There are many different models possible, ranging from very democratic models (Wikipedia) to what are called benevolent dictatorships (Linux) and many forms of hybrid models in between (Drupal, Sahana).
Wikipedia: Direct Democracy
- Anonymous users can edit Wikipedia entries.
- Traditional Encyclopedia: Hierarchy of publisher, editors, authors.
- Wikipedia: Anyone can write, edit, publish.
- Neutral point-of-view and good faith guide user's contributions.
- Jimmy Wales, as a kind of constitutional monarch, has final say.
- Bureaucrats, stewards, developers, administrators have responsibilities (rather than rights) and help manage the site.

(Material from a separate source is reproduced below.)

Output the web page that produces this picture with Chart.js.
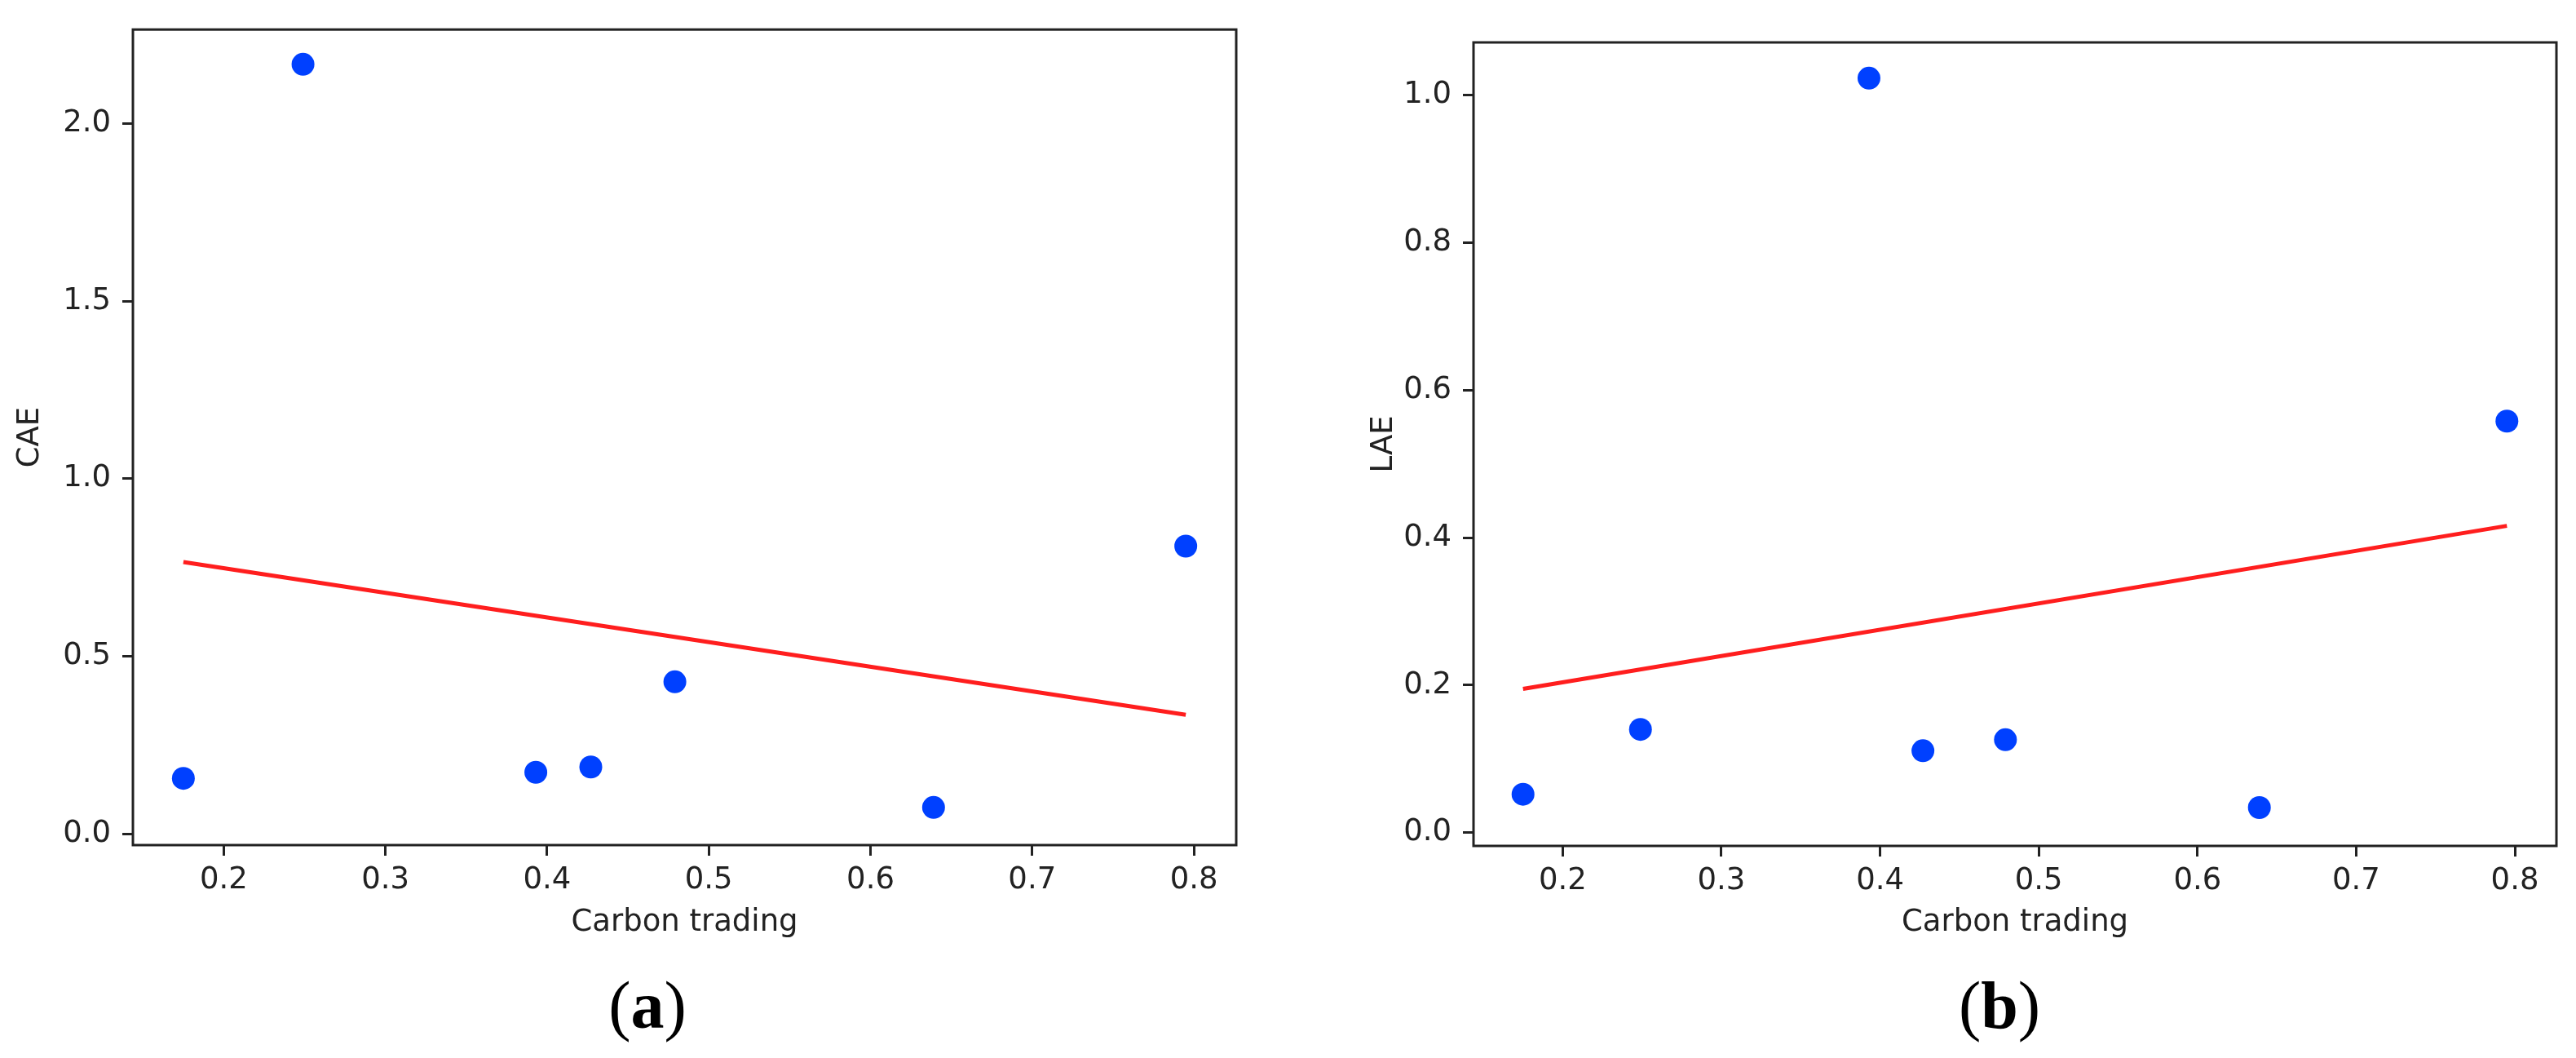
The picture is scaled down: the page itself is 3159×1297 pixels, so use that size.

- Wales and the Wikipedia board of directors have authority to mediate editorial disputes, remove abusive and uncooperative users.
- See: Joseph Reagle, In Good Faith (Ph.D. dissertation)
- See: Julianna Brunello, A review/summary of Brunello's dissertation
Linux: Benevolent Dictatorship
- Only trusted users can contribute code directly to the Linux codebase.
- Traditional Software Development: a) Plan, b) Analyze, c) Design, d) Implement.
- FOSS Development: a) Code; b) Review; c) Pre-commit test; d) Development release; e) Parallel debugging; f) Production release.
- Originally, only Linus Torvald, the project's founder, had authority to commit code to the main Linux repository.
- See: Federico Iannaci, The Linux Development Model
- See: Eric Stanley Raymond, The Catherdral and the Bazaar.